My friends and I never used to come down as far as this glade, and I can’t imagine the rozzers doing it now, but nonetheless, discretion is the better part of valour and I’m keeping my beers concealed behind the log. They’re two beers from the Japanese Hitachino brewery, one a heavy and bitter espresso stout, the other a ginger infused ale. Neither is particularly good (or tastes particularly strongly of either ginger or espresso), but they both exhibit a similar sort of vaguely bitter, vaguely coffee, mild sort of taste that complements, or at least matches the Double Corona. A cyclist inspects me on my log with my beer and cigar and comments “very nice” as he zooms by.
As always, when six inches of tar have accumulated in the final one, the cigar becomes very bitter, real heavy 95% cocoa chocolate stuff; unpleasant, but in an enjoyable kind of way.
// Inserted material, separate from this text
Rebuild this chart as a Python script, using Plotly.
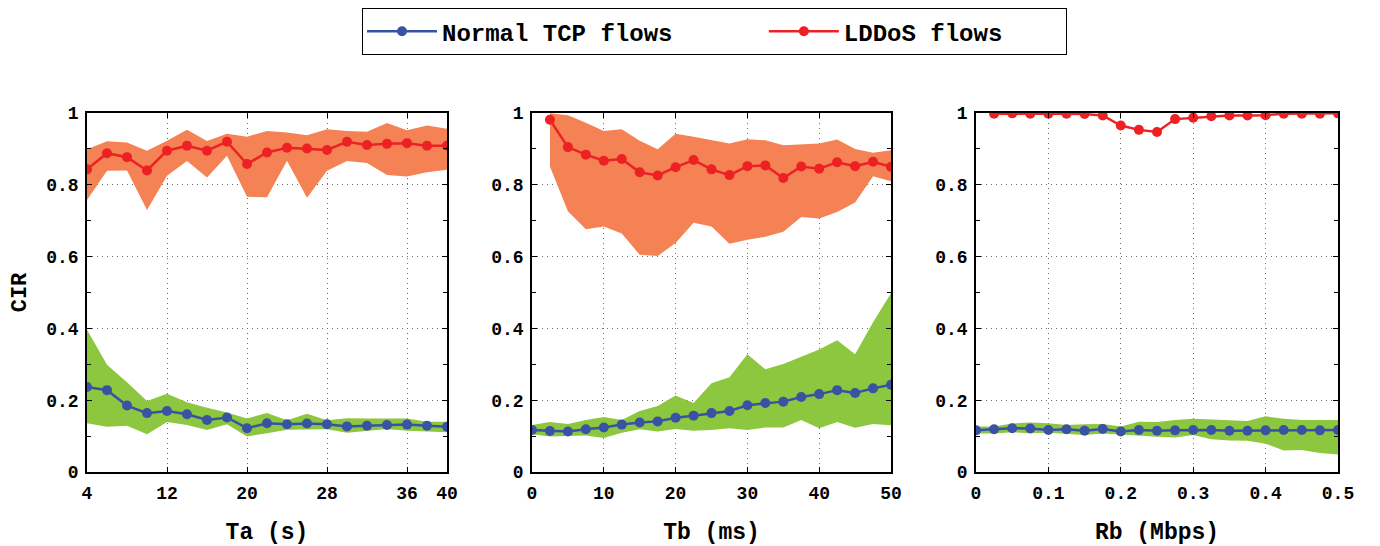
import plotly.graph_objects as go

# ---------------- data ----------------
ta = [4, 6, 8, 10, 12, 14, 16, 18, 20, 22, 24, 26, 28, 30, 32, 34, 36, 38, 40]
ta_tcp = [0.237, 0.228, 0.185, 0.164, 0.170, 0.161, 0.145, 0.152, 0.122, 0.136, 0.133, 0.135, 0.133, 0.127, 0.129, 0.131, 0.132, 0.129, 0.126]
ta_tcp_hi = [0.396, 0.299, 0.250, 0.198, 0.218, 0.194, 0.179, 0.166, 0.149, 0.164, 0.144, 0.162, 0.144, 0.150, 0.149, 0.149, 0.149, 0.140, 0.140]
ta_tcp_lo = [0.136, 0.126, 0.129, 0.105, 0.139, 0.131, 0.117, 0.133, 0.099, 0.108, 0.118, 0.118, 0.119, 0.109, 0.115, 0.120, 0.115, 0.113, 0.111]
ta_ld = [0.843, 0.888, 0.877, 0.840, 0.895, 0.909, 0.895, 0.920, 0.858, 0.890, 0.903, 0.901, 0.897, 0.920, 0.911, 0.914, 0.916, 0.909, 0.909]
ta_ld_hi = [0.899, 0.921, 0.918, 0.895, 0.923, 0.953, 0.922, 0.942, 0.934, 0.950, 0.946, 0.938, 0.955, 0.950, 0.948, 0.972, 0.952, 0.965, 0.956]
ta_ld_lo = [0.758, 0.839, 0.840, 0.730, 0.825, 0.866, 0.820, 0.881, 0.767, 0.765, 0.867, 0.764, 0.839, 0.866, 0.861, 0.827, 0.823, 0.835, 0.842]

tb = [0, 2.5, 5, 7.5, 10, 12.5, 15, 17.5, 20, 22.5, 25, 27.5, 30, 32.5, 35, 37.5, 40, 42.5, 45, 47.5, 50]
tb_tcp = [0.117, 0.114, 0.113, 0.119, 0.124, 0.132, 0.138, 0.141, 0.151, 0.157, 0.164, 0.170, 0.186, 0.192, 0.196, 0.209, 0.217, 0.228, 0.220, 0.233, 0.243]
tb_tcp_hi = [0.131, 0.139, 0.134, 0.145, 0.153, 0.145, 0.170, 0.184, 0.213, 0.192, 0.247, 0.264, 0.328, 0.286, 0.301, 0.321, 0.341, 0.367, 0.328, 0.417, 0.498]
tb_tcp_lo = [0.105, 0.099, 0.100, 0.102, 0.095, 0.109, 0.119, 0.113, 0.120, 0.115, 0.117, 0.122, 0.117, 0.124, 0.124, 0.145, 0.122, 0.139, 0.123, 0.134, 0.130]
tb_ld_x = [2.5, 5, 7.5, 10, 12.5, 15, 17.5, 20, 22.5, 25, 27.5, 30, 32.5, 35, 37.5, 40, 42.5, 45, 47.5, 50]
tb_ld = [0.981, 0.905, 0.884, 0.867, 0.872, 0.835, 0.826, 0.849, 0.869, 0.843, 0.827, 0.852, 0.854, 0.819, 0.851, 0.845, 0.863, 0.852, 0.864, 0.850]
tb_ld_hi = [0.999, 0.994, 0.973, 0.950, 0.955, 0.923, 0.899, 0.942, 0.934, 0.925, 0.915, 0.927, 0.924, 0.910, 0.912, 0.915, 0.926, 0.900, 0.889, 0.896]
tb_ld_lo = [0.851, 0.726, 0.676, 0.684, 0.664, 0.605, 0.602, 0.638, 0.694, 0.684, 0.636, 0.647, 0.655, 0.669, 0.710, 0.706, 0.724, 0.751, 0.824, 0.810]

rb = [0, 0.025, 0.05, 0.075, 0.1, 0.125, 0.15, 0.175, 0.2, 0.225, 0.25, 0.275, 0.3, 0.325, 0.35, 0.375, 0.4, 0.425, 0.45, 0.475, 0.5]
rb_tcp = [0.116, 0.119, 0.122, 0.121, 0.117, 0.119, 0.115, 0.120, 0.113, 0.117, 0.115, 0.116, 0.117, 0.117, 0.115, 0.115, 0.116, 0.117, 0.117, 0.116, 0.117]
rb_tcp_hi = [0.127, 0.127, 0.135, 0.138, 0.136, 0.131, 0.133, 0.134, 0.127, 0.140, 0.139, 0.145, 0.148, 0.147, 0.144, 0.142, 0.155, 0.148, 0.145, 0.145, 0.145]
rb_tcp_lo = [0.107, 0.107, 0.111, 0.108, 0.109, 0.106, 0.103, 0.107, 0.102, 0.101, 0.098, 0.096, 0.103, 0.091, 0.088, 0.087, 0.079, 0.060, 0.061, 0.053, 0.049]
rb_ld_x = [0.025, 0.05, 0.075, 0.1, 0.125, 0.15, 0.175, 0.2, 0.225, 0.25, 0.275, 0.3, 0.325, 0.35, 0.375, 0.4, 0.425, 0.45, 0.475, 0.5]
rb_ld = [0.998, 0.999, 0.998, 0.998, 0.998, 0.997, 0.993, 0.965, 0.953, 0.947, 0.983, 0.987, 0.991, 0.993, 0.993, 0.994, 0.998, 0.998, 0.998, 0.999]

y_ticks = [0, 0.2, 0.4, 0.6, 0.8, 1]
ta_ticks = [4, 12, 20, 28, 36, 40]
tb_ticks = [0, 10, 20, 30, 40, 50]
rb_ticks = [0, 0.1, 0.2, 0.3, 0.4, 0.5]
x_titles = ["Ta (s)", "Tb (ms)", "Rb (Mbps)"]
series_names = ["Normal TCP flows", "LDDoS flows"]

# ---------------- style ----------------
BLUE = "rgb(57,83,164)"
RED = "rgb(237,32,36)"
GREEN = "rgb(141,198,63)"
ORANGE = "rgb(244,130,84)"
FONT = "Liberation Mono"

fig = go.Figure()


def band(x, lo, hi, color, ax):
    fig.add_trace(go.Scatter(
        x=list(x) + list(x)[::-1], y=list(hi) + list(lo)[::-1],
        fill="toself", fillcolor=color, line=dict(width=0), mode="lines",
        hoverinfo="skip", showlegend=False, xaxis="x" + ax, yaxis="y" + ax))


def line(x, y, color, name, ax, show, pad=""):
    fig.add_trace(go.Scatter(
        x=x, y=y, mode="lines+markers", name=name + pad,
        line=dict(color=color, width=2.5),
        marker=dict(color=color, size=10, symbol="circle"),
        showlegend=show, legendgroup=name, xaxis="x" + ax, yaxis="y" + ax))


NB = "\u00a0"
# panel 1
band(ta, ta_tcp_lo, ta_tcp_hi, GREEN, "")
band(ta, ta_ld_lo, ta_ld_hi, ORANGE, "")
line(ta, ta_tcp, BLUE, series_names[0], "", True, NB * 6)
line(ta, ta_ld, RED, series_names[1], "", True, NB * 4)
# panel 2
band(tb, tb_tcp_lo, tb_tcp_hi, GREEN, "2")
band(tb_ld_x, tb_ld_lo, tb_ld_hi, ORANGE, "2")
line(tb, tb_tcp, BLUE, series_names[0], "2", False)
line(tb_ld_x, tb_ld, RED, series_names[1], "2", False)
# panel 3
band(rb, rb_tcp_lo, rb_tcp_hi, GREEN, "3")
line(rb, rb_tcp, BLUE, series_names[0], "3", False)
line(rb_ld_x, rb_ld, RED, series_names[1], "3", False)

OFF = 8  # page body margin
W, H = 1380 - OFF, 546 - OFF
L, R, T, B = 87 - OFF, 1338 - OFF, 113 - OFF, 472 - OFF
PW, PH = R - L, B - T
pix = [(87, 447), (532, 891), (976, 1338)]
tick_font = dict(family=FONT, size=18, color="black", weight="bold")
title_font = dict(family=FONT, size=23, color="black", weight="bold")

common_axis = dict(
    showline=True, linecolor="black", linewidth=1.5, mirror="allticks",
    ticks="inside", ticklen=5, tickcolor="black", tickwidth=1,
    showgrid=True, gridcolor="rgb(110,110,110)", griddash="1px,4px", gridwidth=1,
    zeroline=False, tickfont=tick_font, automargin=False,
)

xranges = [[4, 40], [0, 50], [0, 0.5]]
xticks = [ta_ticks, tb_ticks, rb_ticks]
layout = {}
for i in range(3):
    sfx = "" if i == 0 else str(i + 1)
    layout["xaxis" + sfx] = dict(
        common_axis, domain=[(pix[i][0] - 87) / PW, (pix[i][1] - 87) / PW], range=xranges[i],
        tickvals=xticks[i], anchor="y" + sfx, ticklabelstandoff=4,
        title=dict(text=x_titles[i], font=title_font, standoff=22))
    layout["yaxis" + sfx] = dict(
        common_axis, domain=[0, 1], range=[0, 1], tickvals=y_ticks,
        anchor="x" + sfx, ticklabelstandoff=3,
        minor=dict(dtick=0.1, ticks="inside", ticklen=4, tickcolor="black", showgrid=False),
        title=dict(text="CIR" if i == 0 else "", font=dict(title_font, size=22), standoff=17))

fig.update_layout(
    width=W, height=H, margin=dict(l=L, r=W - R, t=T, b=H - B, autoexpand=False),
    paper_bgcolor="white", plot_bgcolor="white",
    legend=dict(orientation="h", x=(362 - 87) / PW, xanchor="left",
                y=(472 - 8) / PH, yanchor="top",
                bordercolor="black", borderwidth=1.2,
                font=dict(family=FONT, size=24, color="black", weight="bold"),
                entrywidth=0, itemwidth=70),
    **layout,
)

fig.write_html("out.html")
The burn has been impeccable the entire length, requiring nary a touch up nor a relight.
The interesting thing to me about the Double Corona is how similar its flavour pallet is to the C and D, and how distinct those are from the Robustos and the later ELs. I’ve seen this cigar brought up as an example of how the early ELs are not aging well, but it’s not that; what it is evidence of is that the early ELs need a lot of age. The C and D are both mediocre at the moment, but I think with another few years they could be as good as this cigar, and with a few years to iron out its kinks, this cigar could be something amazing.
At present it’s better than a Monte 4, and a good deal of the rest of the field.
Montecristo Double Corona Edición Limitada 2001 on the Cuban Cigar Website
I’ve been trying to find info on these, because I think this is the Montecristo Double Corona Edición Limitada 2001 with a maduro wrapper, but whenever I search for them on google, the picture they show doesn’t look right. They show the Edicion Limitada band as just saying that, whereas mine says “2001” on the black line below the words “Edicion Limitada”.
The first year of Edición Limitadas (2000) had a plain band without the year – the years were introduced in 2001 and have been on every EL since. The Montecristo Double Corona EL, therefore, should have 2001 printed on its band (as pictured in this article, and as you describe yours); the only Montecristo EL without the year printed on it is the 2000 Robusto.
That said, given the chaos of the early EL program (and at Habanos in general during this era) and the waste-not-want-not ethos of the Cuban cigar industry, I wouldn’t be totally surprised to learn that a few boxes of Monte Double Coronas had been released with the left over bands from the previous year, although I’ve never specifically heard of this. I would treat any supposed Monte Double Corona EL without a year on its band with a great deal of suspicion.